A NUMBER of people are aware that they can resolve their property settlement by:
a) filing documents with the Court, or
b) signing a Financial Agreement.
A lot of people think they would like a “very simple” agreement between themselves and their partner, as they think this will be easier than signing documents to be filed with the Court. What they often do not know is that a “Binding Financial Agreement” is not as binding as the name might indicate, and that there is no such thing as a “very simple” Financial Agreement if the document is to have any financial protection for the future.
Financial Agreements can be significantly more expensive and more complicated than preparing Consent Orders, and many are subsequently set aside as being unfair, or because insufficient detail has been provided when preparing the Agreement. In fact in a recent Law Institute Journal article, solicitors were warned against preparing Financial Agreements where the parties have separated, and they have the opportunity to file Consent Orders with the Court, which are binding and have the seal of the Court on the orders.
A Financial Agreement should only be used where there is no possibility to file Consent Orders, such as at the beginning of a marriage or relationship, or during that relationship and prior to separation. There are cases where a Financial Agreement is so unfair that the Court would not seal the orders, and many solicitors prepare Financial Agreements in those circumstances. However this poses a significant risk for the solicitor concerned. If at a later date one of the parties challenges the Financial Agreement for the reason that it is unfair, the solicitor who drafted that Agreement is liable to be sued, as is the other party. Our firm is challenging such a Financial Agreement
on behalf of our client, which Agreement was prepared by another solicitor, and we will very shortly know the result.

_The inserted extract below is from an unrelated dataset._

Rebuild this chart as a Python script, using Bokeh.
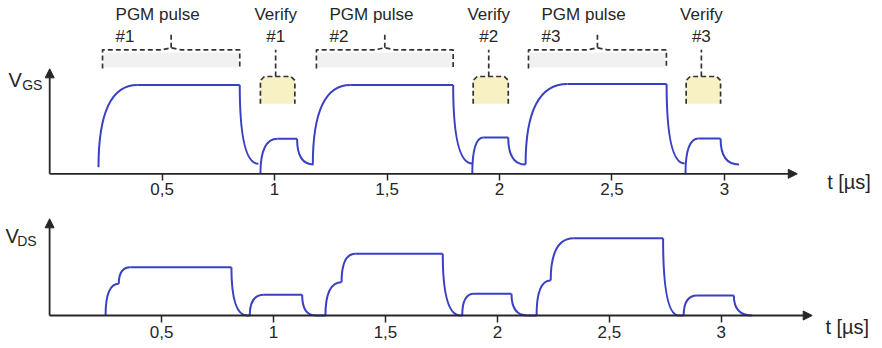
from bokeh.plotting import figure
from bokeh.models import Range1d, LinearAxis, FixedTicker, Arrow, NormalHead, ColumnDataSource
from bokeh.core.properties import value
from bokeh.embed import file_html
from bokeh.resources import INLINE

# ---------------- data ----------------
tick_values = [0.5, 1.0, 1.5, 2.0, 2.5, 3.0]
tick_labels = ["0,5", "1", "1,5", "2", "2,5", "3"]
pulse_ids = ["#1", "#2", "#3"]

# V_GS (relative units, PGM plateau ~ 1), times in us
gs_pgm_start = [0.217, 1.170, 2.116]
gs_pgm_start_level = [0.074, 0.105, 0.105]
gs_pgm_top_start = [0.390, 1.337, 2.302]
gs_pgm_level = [1.00, 1.00, 1.01]
gs_pgm_end = [0.845, 1.794, 2.743]
gs_fall_end = [0.928, 1.879, 2.823]
gs_fall_level = [0.113, 0.116, 0.116]
gs_ver_start = [0.937, 1.879, 2.827]
gs_ver_top_start = [1.013, 1.929, 2.885]
gs_ver_level = [0.394, 0.410, 0.398]
gs_ver_end = [1.100, 2.039, 2.983]
gs_ver_decay_end = [1.173, 2.116, 3.065]
gs_ver_decay_level = [0.105, 0.105, 0.105]

# V_DS
ds_pgm_start = [0.250, 1.232, 2.175]
ds_kink_t = [0.309, 1.304, 2.238]
ds_kink_level = [0.357, 0.375, 0.394]
ds_pgm_top_start = [0.361, 1.366, 2.341]
ds_pgm_level = [0.544, 0.695, 0.870]
ds_pgm_end = [0.812, 1.756, 2.740]
ds_fall_end = [0.883, 1.835, 2.810]
ds_ver_start = [0.894, 1.843, 2.832]
ds_ver_top_start = [0.957, 1.895, 2.892]
ds_ver_level = [0.233, 0.244, 0.225]
ds_ver_end = [1.128, 2.063, 3.056]
ds_ver_decay_end = [1.188, 2.133, 3.138]

# annotation spans
pgm_brace_left = [0.235, 1.186, 2.129]
pgm_brace_right = [0.845, 1.794, 2.742]
verify_box_left = [0.937, 1.883, 2.830]
verify_box_right = [1.090, 2.039, 2.983]

# ---------------- style / layout ----------------
BLUE = "#3a40c2"
INK = "#262626"
DASH = "#333333"
FONT = value("Liberation Sans")
PX_T = 224.9          # px per us (top)
PX_Y = 88.8           # px per unit

p = figure(width=882, height=348,
           x_range=Range1d(-0.21876, 3.70298), y_range=Range1d(-1.96734, 1.95158),
           x_axis_type=None, y_axis_type=None,
           toolbar_location=None, output_backend="svg", min_border=0,
           outline_line_color=None)
p.extra_x_ranges = {"b": Range1d(-0.21929, 3.71996)}
p.extra_y_ranges = {"vds": Range1d(-0.37162, 3.5473)}
p.background_fill_color = "white"
p.border_fill_color = "white"

# ---- waveforms: V_GS ----
q = dict(x0=[], y0=[], x1=[], y1=[], cx=[], cy=[])
s = dict(x0=[], y0=[], x1=[], y1=[])
def quad(a, b, c):
    q["x0"].append(a[0]); q["y0"].append(a[1])
    q["x1"].append(b[0]); q["y1"].append(b[1])
    q["cx"].append(c[0]); q["cy"].append(c[1])
def seg(a, b, d):
    d["x0"].append(a[0]); d["y0"].append(a[1]); d["x1"].append(b[0]); d["y1"].append(b[1])

for i in range(3):
    L = gs_pgm_level[i]
    quad((gs_pgm_start[i], gs_pgm_start_level[i]), (gs_pgm_top_start[i], L), (gs_pgm_start[i], L))
    seg((gs_pgm_top_start[i], L), (gs_pgm_end[i], L), s)
    quad((gs_pgm_end[i], L), (gs_fall_end[i], gs_fall_level[i]), (gs_pgm_end[i], gs_fall_level[i]))
    V = gs_ver_level[i]
    quad((gs_ver_start[i], 0), (gs_ver_top_start[i], V), (gs_ver_start[i], V))
    seg((gs_ver_top_start[i], V), (gs_ver_end[i], V), s)
    quad((gs_ver_end[i], V), (gs_ver_decay_end[i], gs_ver_decay_level[i]), (gs_ver_end[i], gs_ver_decay_level[i]))

p.quadratic(x0="x0", y0="y0", x1="x1", y1="y1", cx="cx", cy="cy",
            source=ColumnDataSource(q), line_color=BLUE, line_width=2)
p.segment(x0="x0", y0="y0", x1="x1", y1="y1", source=ColumnDataSource(s),
          line_color=BLUE, line_width=2)

# ---- waveforms: V_DS ----
q = dict(x0=[], y0=[], x1=[], y1=[], cx=[], cy=[])
s = dict(x0=[], y0=[], x1=[], y1=[])
for i in range(3):
    K = ds_kink_level[i]; L = ds_pgm_level[i]; V = ds_ver_level[i]
    quad((ds_pgm_start[i], 0), (ds_kink_t[i], K), (ds_pgm_start[i], K))
    quad((ds_kink_t[i], K), (ds_pgm_top_start[i], L), (ds_kink_t[i], L))
    seg((ds_pgm_top_start[i], L), (ds_pgm_end[i], L), s)
    quad((ds_pgm_end[i], L), (ds_fall_end[i], 0), (ds_pgm_end[i], 0))
    seg((ds_fall_end[i], 0), (ds_ver_start[i], 0), s)
    quad((ds_ver_start[i], 0), (ds_ver_top_start[i], V), (ds_ver_start[i], V))
    seg((ds_ver_top_start[i], V), (ds_ver_end[i], V), s)
    quad((ds_ver_end[i], V), (ds_ver_decay_end[i], 0), (ds_ver_end[i], 0))
    if i < 2:
        seg((ds_ver_decay_end[i], 0), (ds_pgm_start[i + 1], 0), s)

p.quadratic(x0="x0", y0="y0", x1="x1", y1="y1", cx="cx", cy="cy",
            source=ColumnDataSource(q), line_color=BLUE, line_width=2,
            x_range_name="b", y_range_name="vds")
p.segment(x0="x0", y0="y0", x1="x1", y1="y1", source=ColumnDataSource(s),
          line_color=BLUE, line_width=2, x_range_name="b", y_range_name="vds")

# ---- axes ----
overrides = {float(v): l for v, l in zip(tick_values, tick_labels)}
ax_kw = dict(fixed_location=0, ticker=FixedTicker(ticks=tick_values),
             major_label_overrides=overrides, axis_line_color=None,
             major_tick_in=0, major_tick_out=7, major_tick_line_width=1.5,
             major_tick_line_color=INK, minor_tick_line_color=None,
             major_label_text_font="Liberation Sans",
             major_label_text_font_size="17px", major_label_text_color=INK)
p.add_layout(LinearAxis(major_label_standoff=2, **ax_kw), "below")
p.add_layout(LinearAxis(major_label_standoff=3, x_range_name="b", y_range_name="vds", **ax_kw), "below")

x_tip_top = 3.324
x_tip_bot = 3.406
y_tip_top = 1.182
y_tip_bot = 1.089
head = dict(size=9, fill_color=INK, line_color=INK)
p.add_layout(Arrow(end=NormalHead(**head), x_start=0, y_start=0, x_end=x_tip_top, y_end=0,
                   line_width=1.8, line_color=INK))
p.add_layout(Arrow(end=NormalHead(**head), x_start=0, y_start=0, x_end=0, y_end=y_tip_top,
                   line_width=1.8, line_color=INK))
p.add_layout(Arrow(end=NormalHead(**head), x_start=0, y_start=0, x_end=x_tip_bot, y_end=0,
                   line_width=1.8, line_color=INK, x_range_name="b", y_range_name="vds"))
p.add_layout(Arrow(end=NormalHead(**head), x_start=0, y_start=0, x_end=0, y_end=y_tip_bot,
                   line_width=1.8, line_color=INK, x_range_name="b", y_range_name="vds"))

# axis titles
txt = dict(text_font=FONT, text_color=INK, text_baseline="middle", text_align="left")
p.text(x=[0], y=[1.060], text=["V"], x_offset=-41.2, text_font_size="20px", **txt)
p.text(x=[0], y=[1.003], text=["GS"], x_offset=-27.5, text_font_size="14px", **txt)
p.text(x=[0], y=[0.892], text=["V"], x_offset=-44.1, text_font_size="20px",
       x_range_name="b", y_range_name="vds", **txt)
p.text(x=[0], y=[0.836], text=["DS"], x_offset=-32.4, text_font_size="14px",
       x_range_name="b", y_range_name="vds", **txt)
p.text(x=[3.457], y=[-0.091], text=["t [µs]"], text_font_size="20px", **txt)
p.text(x=[3.465], y=[-0.128], text=["t [µs]"], text_font_size="20px",
       x_range_name="b", y_range_name="vds", **txt)

# ---- PGM braces ----
b_top, b_bot, b_peak, b_ptr = 1.396, 1.185, 1.419, 1.588
f_lo, f_hi = 1.197, 1.366
d = 10 / PX_T
inset = 1.5 / PX_T
p.quad(left=[l + inset for l in pgm_brace_left], right=[r - inset for r in pgm_brace_right],
       bottom=[f_lo] * 3, top=[f_hi] * 3, fill_color="#f1f1f1", line_color=None)
bx, by = [], []
for l, r in zip(pgm_brace_left, pgm_brace_right):
    c = (l + r) / 2
    bx.append([l, l, c - d, c, c + d, r, r]); by.append([b_bot, b_top, b_top, b_peak, b_top, b_top, b_bot])
    bx.append([c, c]); by.append([b_peak, b_ptr])
p.multi_line(xs=bx, ys=by, line_color=DASH, line_width=1.7, line_dash="5 3")

# ---- verify boxes ----
v_top, v_bot = 1.096, 0.788
rx, ry = 4 / PX_T, 4 / PX_Y
vx, vy, ox, oy = [], [], [], []
for l, r in zip(verify_box_left, verify_box_right):
    shape_x = [l, l, l + rx, r - rx, r, r]
    shape_y = [v_bot, v_top - ry, v_top, v_top, v_top - ry, v_bot]
    vx.append(shape_x); vy.append(shape_y)
    ox.append(shape_x); oy.append(shape_y)
    c = (l + r) / 2 - 2 / PX_T
    ox.append([c, c]); oy.append([v_top, b_top])
p.patches(xs=vx, ys=vy, fill_color="#f8f1c4", line_color=None)
p.multi_line(xs=ox, ys=oy, line_color=DASH, line_width=1.7, line_dash="5 3")

# ---- labels ----
lab = dict(text_font=FONT, text_color=INK, text_baseline="middle", text_font_size="17px")
y_title, y_id = 1.798, 1.548
p.text(x=pgm_brace_left, y=[y_title] * 3, text=["PGM pulse"] * 3, x_offset=13, text_align="left", **lab)
p.text(x=pgm_brace_left, y=[y_id] * 3, text=pulse_ids, x_offset=13, text_align="left", **lab)
vc = [(l + r) / 2 for l, r in zip(verify_box_left, verify_box_right)]
p.text(x=vc, y=[y_title] * 3, text=["Verify"] * 3, x_offset=-2, text_align="center", **lab)
p.text(x=vc, y=[y_id] * 3, text=pulse_ids, x_offset=-2, text_align="center", **lab)

open("out.html", "w").write(file_html(p, INLINE))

There also seems to be a significant amount of ignorance on the part of the public as to the risks parties take if they do nothing about their property settlement at all. Many do not understand that if they separate and do not finalise their property settlement, they may be sitting on a time bomb if they acquire other property later on. Just because it is more than 12 months from the date of divorce, or more than two years from the date of separation,
if the parties are not married, does not mean that the other party cannot still make a property claim out of time.
If someone acquires property, either by purchasing it or through an inheritance or any other means, this property can remain vulnerable to a future claim for property settlement by their former spouse or partner. The only way to really prevent this is to arrange to file Consent Orders with the Court, and this is best done within a reasonable time of the separation, and before acquiring any other property.
For the sake of avoiding a very moderate fee and the preparation of relatively simple documents, many people are taking real risks of future litigation by electing to do nothing about their property after separation.
No doubt it is human nature to want to do nothing where this seems the easiest way
out of having an awkward discussion with the former spouse or partner. The financial consequences can be harsh if that person acquires property over time. It may be especially difficult if the former spouse or partner is significantly less well off, and if that spouse or partner has the care of children. I think I would much rather be acting for the claimant than the respondent in those circumstances.